───── Record excerpts ─────

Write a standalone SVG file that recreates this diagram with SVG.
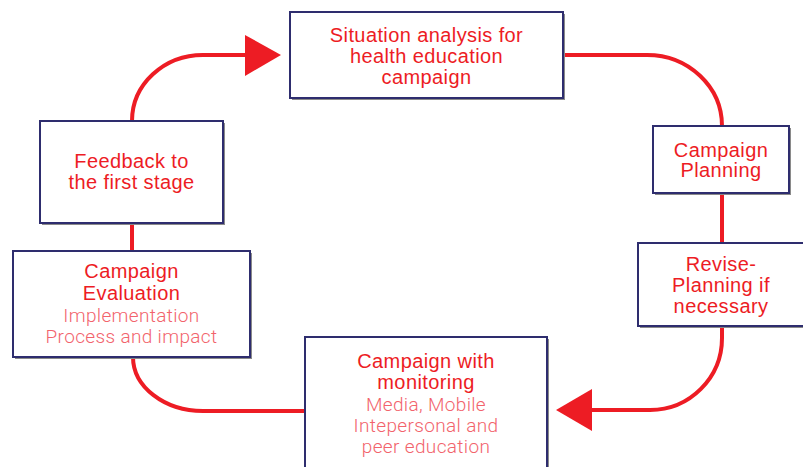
<svg xmlns="http://www.w3.org/2000/svg" width="803" height="467" viewBox="0 0 803 467">
<style>
.shadow{fill:#8a8a8a}
.box{fill:#fff;stroke:#2e2d6e;stroke-width:2}
.t{font-family:"Liberation Sans",Arial,sans-serif;font-size:20px;fill:#ed1c24;text-anchor:middle;letter-spacing:0.4px}
.l{font-family:Roboto,"Liberation Sans",Arial,sans-serif;font-weight:300;font-size:19px;fill:#f2636c;text-anchor:middle;letter-spacing:0.35px}
.c{fill:none;stroke:#ed1c24;stroke-width:4}
.a{fill:#ed1c24}
</style>
<rect width="803" height="467" fill="#fff"/>
<g id="connectors">
<path class="c" d="M132,121 A71,66 0 0 1 203,55 L250,55"/>
<polygon class="a" points="245,35 281,55 245,76"/>
<path class="c" d="M563,55 L647,55 A75,71 0 0 1 722,126"/>
<path class="c" d="M722,193 L722,243"/>
<path class="c" d="M722,326 L722,338 A72,72 0 0 1 650,410 L588,410"/>
<polygon class="a" points="592,389 556,410 592,431"/>
<path class="c" d="M132,223 L132,251"/>
<path class="c" d="M133,357 A70,54 0 0 0 203,411 L305,411"/>
</g>
<g id="situation">
<rect class="shadow" x="292" y="14" width="273" height="86"/>
<rect class="box" x="290" y="12" width="273" height="86"/>
<text class="t" x="426.5" y="42">Situation analysis for</text>
<text class="t" x="426.5" y="63">health education</text>
<text class="t" x="426.5" y="84">campaign</text>
</g>
<g id="planning">
<rect class="shadow" x="655" y="128" width="136" height="67"/>
<rect class="box" x="653" y="126" width="136" height="67"/>
<text class="t" x="721" y="157">Campaign</text>
<text class="t" x="721" y="177">Planning</text>
</g>
<g id="revise">
<rect class="shadow" x="640" y="245" width="170" height="83"/>
<rect class="box" x="638" y="243" width="170" height="83"/>
<text class="t" x="721" y="271">Revise-</text>
<text class="t" x="721" y="292">Planning if</text>
<text class="t" x="721" y="313">necessary</text>
</g>
<g id="monitoring">
<rect class="shadow" x="307" y="339" width="242" height="140"/>
<rect class="box" x="305" y="337" width="242" height="140"/>
<text class="t" x="426" y="368">Campaign with</text>
<text class="t" x="426" y="389">monitoring</text>
<text class="l" x="426" y="411">Media, Mobile</text>
<text class="l" x="426" y="432">Intepersonal and</text>
<text class="l" x="426" y="453">peer education</text>
</g>
<g id="evaluation">
<rect class="shadow" x="15" y="253" width="237" height="106"/>
<rect class="box" x="13" y="251" width="237" height="106"/>
<text class="t" x="131.5" y="278">Campaign</text>
<text class="t" x="131.5" y="300">Evaluation</text>
<text class="l" x="131.5" y="322">Implementation</text>
<text class="l" x="131.5" y="343">Process and impact</text>
</g>
<g id="feedback">
<rect class="shadow" x="42" y="123" width="183" height="102"/>
<rect class="box" x="40" y="121" width="183" height="102"/>
<text class="t" x="131.5" y="168">Feedback to</text>
<text class="t" x="131.5" y="189">the first stage</text>
</g>
</svg>
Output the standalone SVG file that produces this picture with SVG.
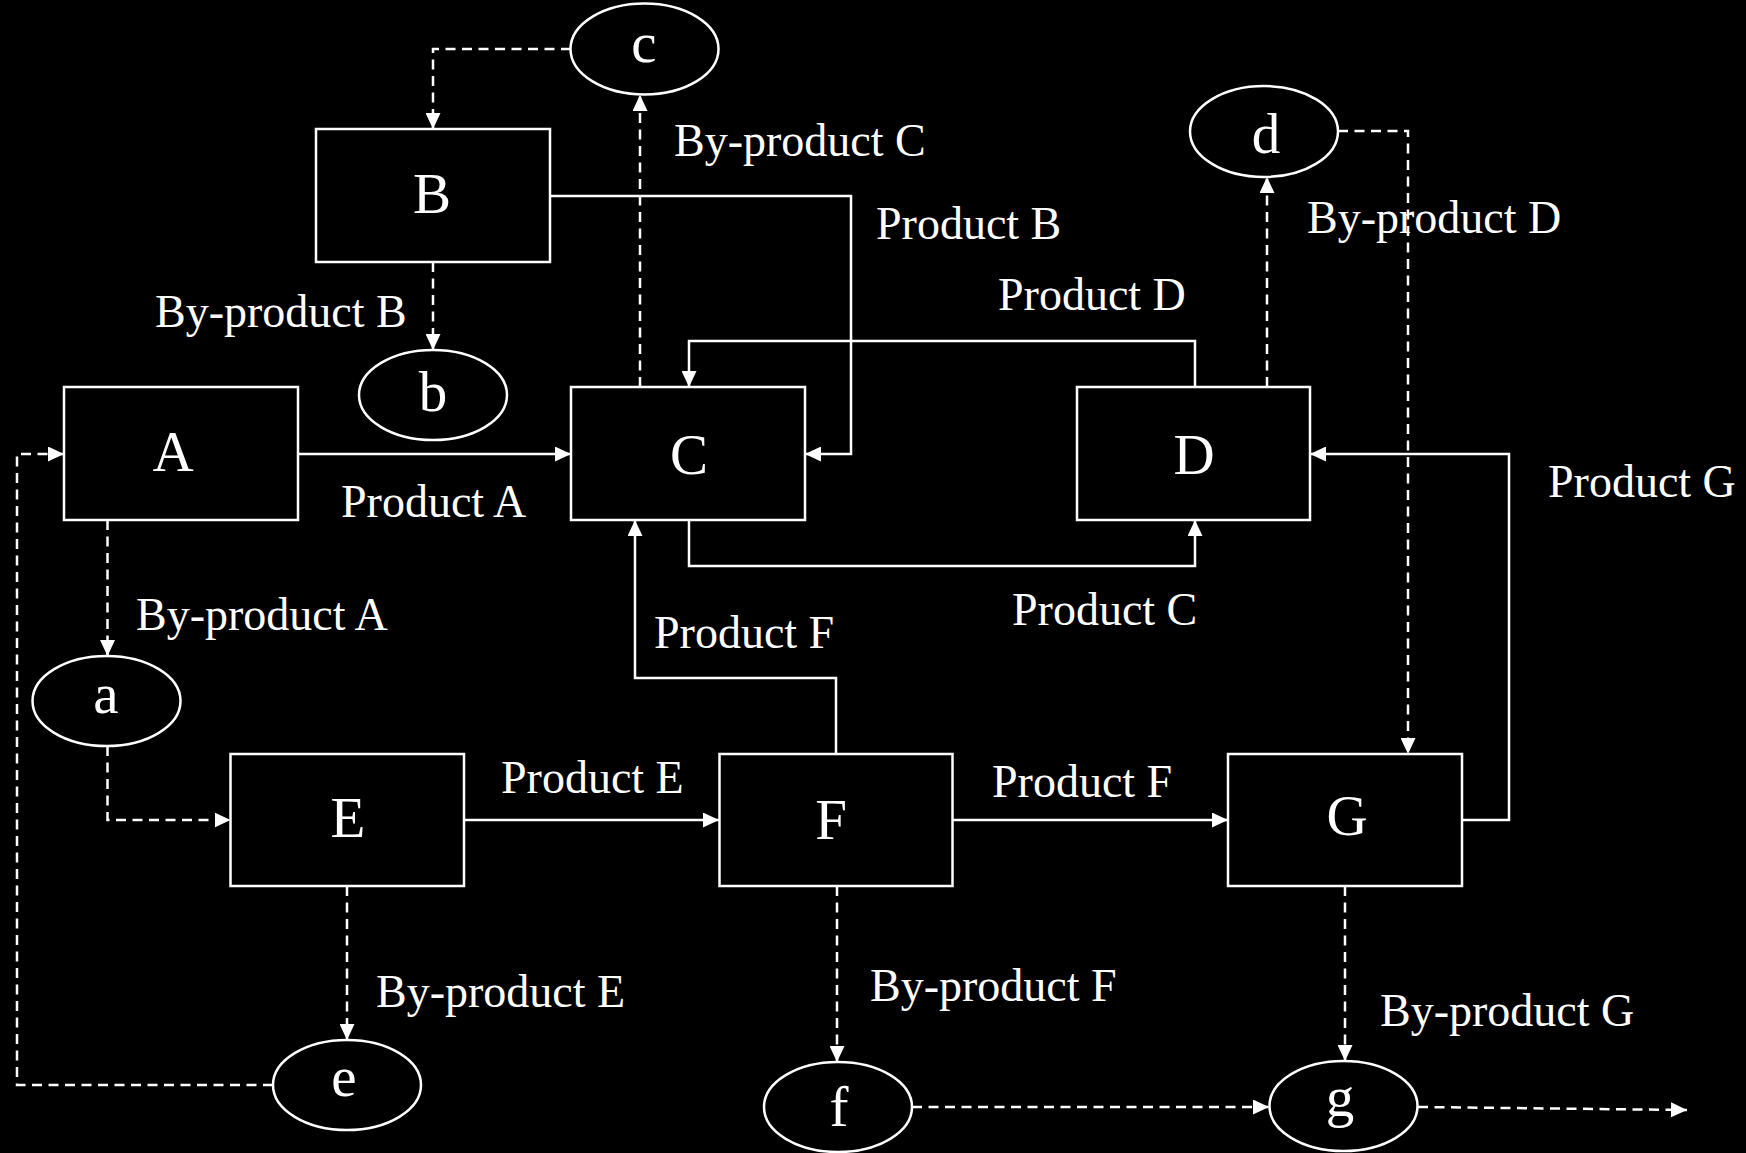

─────

### Work to do
Output the lines above in full and exactly as given, omitting any pictures.

### Answer to the exercise
Write a standalone SVG file that recreates this diagram with SVG.
<svg xmlns="http://www.w3.org/2000/svg" width="803" height="467" viewBox="0 0 803 467">
<style>
.shadow{fill:#8a8a8a}
.box{fill:#fff;stroke:#2e2d6e;stroke-width:2}
.t{font-family:"Liberation Sans",Arial,sans-serif;font-size:20px;fill:#ed1c24;text-anchor:middle;letter-spacing:0.4px}
.l{font-family:Roboto,"Liberation Sans",Arial,sans-serif;font-weight:300;font-size:19px;fill:#f2636c;text-anchor:middle;letter-spacing:0.35px}
.c{fill:none;stroke:#ed1c24;stroke-width:4}
.a{fill:#ed1c24}
</style>
<rect width="803" height="467" fill="#fff"/>
<g id="connectors">
<path class="c" d="M132,121 A71,66 0 0 1 203,55 L250,55"/>
<polygon class="a" points="245,35 281,55 245,76"/>
<path class="c" d="M563,55 L647,55 A75,71 0 0 1 722,126"/>
<path class="c" d="M722,193 L722,243"/>
<path class="c" d="M722,326 L722,338 A72,72 0 0 1 650,410 L588,410"/>
<polygon class="a" points="592,389 556,410 592,431"/>
<path class="c" d="M132,223 L132,251"/>
<path class="c" d="M133,357 A70,54 0 0 0 203,411 L305,411"/>
</g>
<g id="situation">
<rect class="shadow" x="292" y="14" width="273" height="86"/>
<rect class="box" x="290" y="12" width="273" height="86"/>
<text class="t" x="426.5" y="42">Situation analysis for</text>
<text class="t" x="426.5" y="63">health education</text>
<text class="t" x="426.5" y="84">campaign</text>
</g>
<g id="planning">
<rect class="shadow" x="655" y="128" width="136" height="67"/>
<rect class="box" x="653" y="126" width="136" height="67"/>
<text class="t" x="721" y="157">Campaign</text>
<text class="t" x="721" y="177">Planning</text>
</g>
<g id="revise">
<rect class="shadow" x="640" y="245" width="170" height="83"/>
<rect class="box" x="638" y="243" width="170" height="83"/>
<text class="t" x="721" y="271">Revise-</text>
<text class="t" x="721" y="292">Planning if</text>
<text class="t" x="721" y="313">necessary</text>
</g>
<g id="monitoring">
<rect class="shadow" x="307" y="339" width="242" height="140"/>
<rect class="box" x="305" y="337" width="242" height="140"/>
<text class="t" x="426" y="368">Campaign with</text>
<text class="t" x="426" y="389">monitoring</text>
<text class="l" x="426" y="411">Media, Mobile</text>
<text class="l" x="426" y="432">Intepersonal and</text>
<text class="l" x="426" y="453">peer education</text>
</g>
<g id="evaluation">
<rect class="shadow" x="15" y="253" width="237" height="106"/>
<rect class="box" x="13" y="251" width="237" height="106"/>
<text class="t" x="131.5" y="278">Campaign</text>
<text class="t" x="131.5" y="300">Evaluation</text>
<text class="l" x="131.5" y="322">Implementation</text>
<text class="l" x="131.5" y="343">Process and impact</text>
</g>
<g id="feedback">
<rect class="shadow" x="42" y="123" width="183" height="102"/>
<rect class="box" x="40" y="121" width="183" height="102"/>
<text class="t" x="131.5" y="168">Feedback to</text>
<text class="t" x="131.5" y="189">the first stage</text>
</g>
</svg>
Output the standalone SVG file that produces this picture with SVG.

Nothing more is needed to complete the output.